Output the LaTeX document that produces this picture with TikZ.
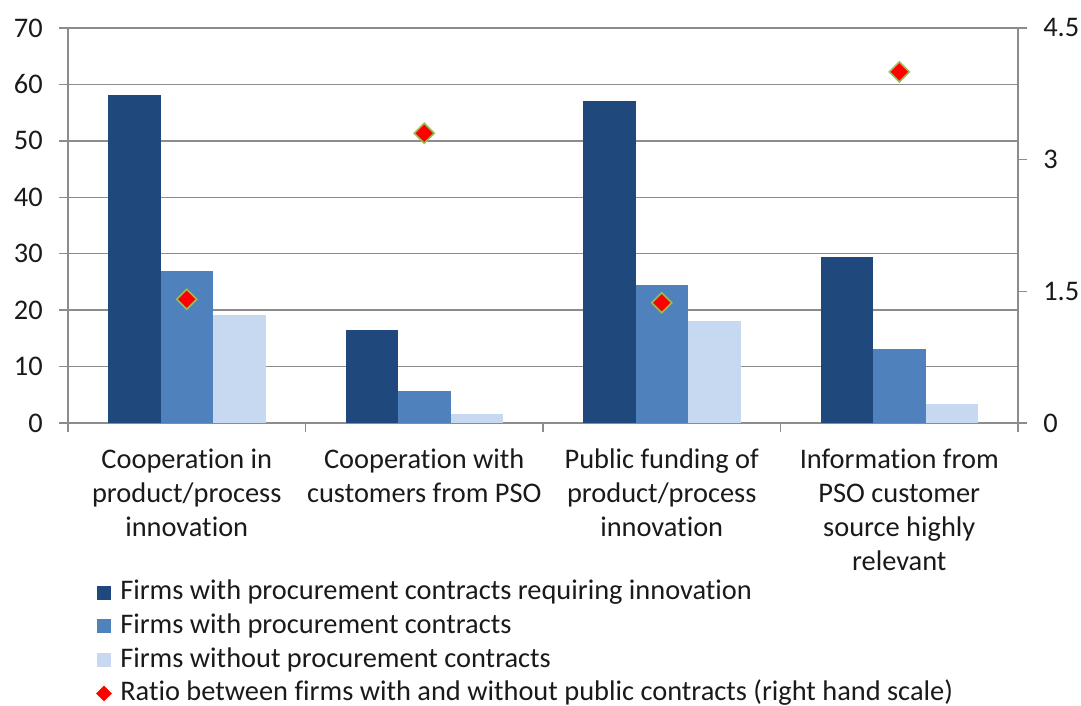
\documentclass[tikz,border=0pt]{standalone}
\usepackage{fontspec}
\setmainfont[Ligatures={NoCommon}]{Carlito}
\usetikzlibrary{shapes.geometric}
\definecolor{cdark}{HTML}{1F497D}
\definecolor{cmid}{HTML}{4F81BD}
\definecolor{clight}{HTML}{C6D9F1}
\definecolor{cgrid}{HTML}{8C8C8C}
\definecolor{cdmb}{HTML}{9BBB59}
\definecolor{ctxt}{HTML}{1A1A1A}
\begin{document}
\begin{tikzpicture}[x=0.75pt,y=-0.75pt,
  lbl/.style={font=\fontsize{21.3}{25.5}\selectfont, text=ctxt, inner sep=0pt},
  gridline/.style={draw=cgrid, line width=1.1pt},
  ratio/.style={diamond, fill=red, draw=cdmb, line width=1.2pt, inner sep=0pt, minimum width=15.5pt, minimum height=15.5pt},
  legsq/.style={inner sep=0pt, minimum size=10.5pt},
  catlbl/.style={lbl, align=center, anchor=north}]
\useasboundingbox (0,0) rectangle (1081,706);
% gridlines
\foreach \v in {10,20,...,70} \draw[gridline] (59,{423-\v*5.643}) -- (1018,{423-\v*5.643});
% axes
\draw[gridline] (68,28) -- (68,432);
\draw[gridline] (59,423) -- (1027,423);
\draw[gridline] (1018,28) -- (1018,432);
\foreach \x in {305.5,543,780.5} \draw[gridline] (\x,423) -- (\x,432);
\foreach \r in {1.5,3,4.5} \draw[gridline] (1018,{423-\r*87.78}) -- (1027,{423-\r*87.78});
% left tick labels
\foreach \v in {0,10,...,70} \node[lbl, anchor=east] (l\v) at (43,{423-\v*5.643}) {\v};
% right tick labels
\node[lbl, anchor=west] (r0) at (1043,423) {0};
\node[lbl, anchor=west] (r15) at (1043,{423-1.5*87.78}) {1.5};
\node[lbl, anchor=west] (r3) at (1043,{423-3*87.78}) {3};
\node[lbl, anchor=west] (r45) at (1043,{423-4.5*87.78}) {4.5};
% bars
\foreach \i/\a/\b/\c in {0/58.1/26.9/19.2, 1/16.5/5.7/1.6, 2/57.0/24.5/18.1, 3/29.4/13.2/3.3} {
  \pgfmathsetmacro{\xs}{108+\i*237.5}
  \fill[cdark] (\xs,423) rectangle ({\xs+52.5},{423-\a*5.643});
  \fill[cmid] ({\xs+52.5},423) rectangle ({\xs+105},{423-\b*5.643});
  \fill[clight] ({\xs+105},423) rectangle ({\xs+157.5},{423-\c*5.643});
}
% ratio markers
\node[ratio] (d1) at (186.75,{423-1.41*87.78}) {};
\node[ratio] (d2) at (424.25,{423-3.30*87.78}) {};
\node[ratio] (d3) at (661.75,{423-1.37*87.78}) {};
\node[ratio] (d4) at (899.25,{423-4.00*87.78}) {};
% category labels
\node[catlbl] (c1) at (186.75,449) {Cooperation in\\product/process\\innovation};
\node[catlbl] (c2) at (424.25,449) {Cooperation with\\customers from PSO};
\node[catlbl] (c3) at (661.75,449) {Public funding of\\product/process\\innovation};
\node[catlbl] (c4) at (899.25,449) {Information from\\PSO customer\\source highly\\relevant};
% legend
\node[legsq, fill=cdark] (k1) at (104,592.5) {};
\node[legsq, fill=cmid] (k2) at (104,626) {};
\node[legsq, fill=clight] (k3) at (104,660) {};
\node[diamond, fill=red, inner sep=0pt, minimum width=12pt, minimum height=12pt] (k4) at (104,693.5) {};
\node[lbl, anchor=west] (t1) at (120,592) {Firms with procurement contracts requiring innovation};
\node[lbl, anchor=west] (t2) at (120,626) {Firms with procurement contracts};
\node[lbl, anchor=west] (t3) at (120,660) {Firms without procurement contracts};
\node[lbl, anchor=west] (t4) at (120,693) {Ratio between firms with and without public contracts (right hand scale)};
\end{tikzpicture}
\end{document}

JOB:
Copy out each line word for word, please, skipping the images.

THE SOLUTION:
Output the LaTeX document that produces this picture with TikZ.
\documentclass[tikz,border=0pt]{standalone}
\usepackage{fontspec}
\setmainfont[Ligatures={NoCommon}]{Carlito}
\usetikzlibrary{shapes.geometric}
\definecolor{cdark}{HTML}{1F497D}
\definecolor{cmid}{HTML}{4F81BD}
\definecolor{clight}{HTML}{C6D9F1}
\definecolor{cgrid}{HTML}{8C8C8C}
\definecolor{cdmb}{HTML}{9BBB59}
\definecolor{ctxt}{HTML}{1A1A1A}
\begin{document}
\begin{tikzpicture}[x=0.75pt,y=-0.75pt,
  lbl/.style={font=\fontsize{21.3}{25.5}\selectfont, text=ctxt, inner sep=0pt},
  gridline/.style={draw=cgrid, line width=1.1pt},
  ratio/.style={diamond, fill=red, draw=cdmb, line width=1.2pt, inner sep=0pt, minimum width=15.5pt, minimum height=15.5pt},
  legsq/.style={inner sep=0pt, minimum size=10.5pt},
  catlbl/.style={lbl, align=center, anchor=north}]
\useasboundingbox (0,0) rectangle (1081,706);
% gridlines
\foreach \v in {10,20,...,70} \draw[gridline] (59,{423-\v*5.643}) -- (1018,{423-\v*5.643});
% axes
\draw[gridline] (68,28) -- (68,432);
\draw[gridline] (59,423) -- (1027,423);
\draw[gridline] (1018,28) -- (1018,432);
\foreach \x in {305.5,543,780.5} \draw[gridline] (\x,423) -- (\x,432);
\foreach \r in {1.5,3,4.5} \draw[gridline] (1018,{423-\r*87.78}) -- (1027,{423-\r*87.78});
% left tick labels
\foreach \v in {0,10,...,70} \node[lbl, anchor=east] (l\v) at (43,{423-\v*5.643}) {\v};
% right tick labels
\node[lbl, anchor=west] (r0) at (1043,423) {0};
\node[lbl, anchor=west] (r15) at (1043,{423-1.5*87.78}) {1.5};
\node[lbl, anchor=west] (r3) at (1043,{423-3*87.78}) {3};
\node[lbl, anchor=west] (r45) at (1043,{423-4.5*87.78}) {4.5};
% bars
\foreach \i/\a/\b/\c in {0/58.1/26.9/19.2, 1/16.5/5.7/1.6, 2/57.0/24.5/18.1, 3/29.4/13.2/3.3} {
  \pgfmathsetmacro{\xs}{108+\i*237.5}
  \fill[cdark] (\xs,423) rectangle ({\xs+52.5},{423-\a*5.643});
  \fill[cmid] ({\xs+52.5},423) rectangle ({\xs+105},{423-\b*5.643});
  \fill[clight] ({\xs+105},423) rectangle ({\xs+157.5},{423-\c*5.643});
}
% ratio markers
\node[ratio] (d1) at (186.75,{423-1.41*87.78}) {};
\node[ratio] (d2) at (424.25,{423-3.30*87.78}) {};
\node[ratio] (d3) at (661.75,{423-1.37*87.78}) {};
\node[ratio] (d4) at (899.25,{423-4.00*87.78}) {};
% category labels
\node[catlbl] (c1) at (186.75,449) {Cooperation in\\product/process\\innovation};
\node[catlbl] (c2) at (424.25,449) {Cooperation with\\customers from PSO};
\node[catlbl] (c3) at (661.75,449) {Public funding of\\product/process\\innovation};
\node[catlbl] (c4) at (899.25,449) {Information from\\PSO customer\\source highly\\relevant};
% legend
\node[legsq, fill=cdark] (k1) at (104,592.5) {};
\node[legsq, fill=cmid] (k2) at (104,626) {};
\node[legsq, fill=clight] (k3) at (104,660) {};
\node[diamond, fill=red, inner sep=0pt, minimum width=12pt, minimum height=12pt] (k4) at (104,693.5) {};
\node[lbl, anchor=west] (t1) at (120,592) {Firms with procurement contracts requiring innovation};
\node[lbl, anchor=west] (t2) at (120,626) {Firms with procurement contracts};
\node[lbl, anchor=west] (t3) at (120,660) {Firms without procurement contracts};
\node[lbl, anchor=west] (t4) at (120,693) {Ratio between firms with and without public contracts (right hand scale)};
\end{tikzpicture}
\end{document}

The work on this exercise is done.